During the fracking process, millions of gallons of of water, sand and chemicals are blasted into shale formations to unlock oil and natural gas. While fracking itself can induce earthquakes—such as the 4.6-magnitude earthquake that struck northeast British Columbia last summer—the disposal of fracking wastewater into underground wells has led to the alarming spate of tremors felt in several states, scientists have concluded.

Eight states in particular—Oklahoma, Texas, Ohio, Alabama, Arkansas, Colorado, Kansas and New Mexico—are in danger from an increased number of induced quakes primarily from the injection of the fracking wastewater into wells, the U.S. Geological Survey said in an April 2015 report.

The Dispatch reported that exact numbers on drilling patterns and oil and gas production in Ohio last year are not yet available. Still, the report noted that Ohio residents are worried that the activity could lead to groundwater contamination and expose the state to a surge in damaging earthquakes.

“Something’s got to give,” Teresa Mills, program director for the Buckeye Forest Council, told the Dispatch. “Athens County, Coshocton, Guernsey (counties)—these are environmental-justice communities, and we have to stop burdening them.”

In March 2014, the ODNR ordered Texas-based energy company Hilcorp to halt all fracking operations in Mahoning County after at least four earthquakes shook the area. A magnitude 3.0 earthquake at 2:26 a.m. and a magnitude 2.6 at 11:45 a.m. on March 10 were among those reported in Poland Township just south of Youngstown near a fracking site with seven drilling wells, according to the U.S. Geological Survey.
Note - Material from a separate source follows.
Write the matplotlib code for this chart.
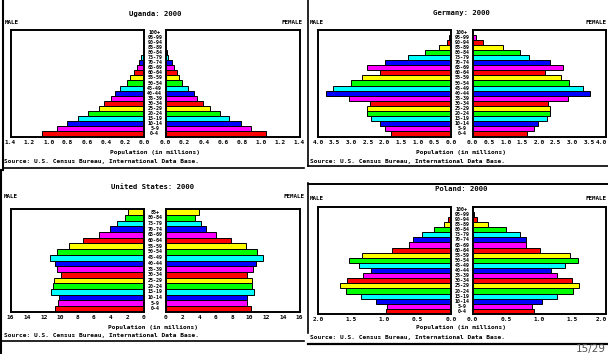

“It’s an area which (before 2011) had no history of earthquakes,” John Armbruster, a retired Columbia University geology professor, told the Columbus Dispatch then. “It looks very, very suspicious.”

Fracking has had a contentious and controversial history in the Buckeye State. In 2011, Ohio Gov. John Kasich signed a law passed by Ohio’s Republican-controlled legislature allowing drilling companies to frack in state parks.

Kasich then reversed his position on fracking public lands in response to public outcry about the events surrounding recently released information about the state’s collusion with the oil and gas industry to conduct a shady pro-fracking PR campaign.

Coupled with that, a 2014 lawsuit against the governor and the ODNR claimed that that they illegally approved 23 facilities to handle the handling, storage, processing and recycling of fracking waste, bypassing the official rulemaking process.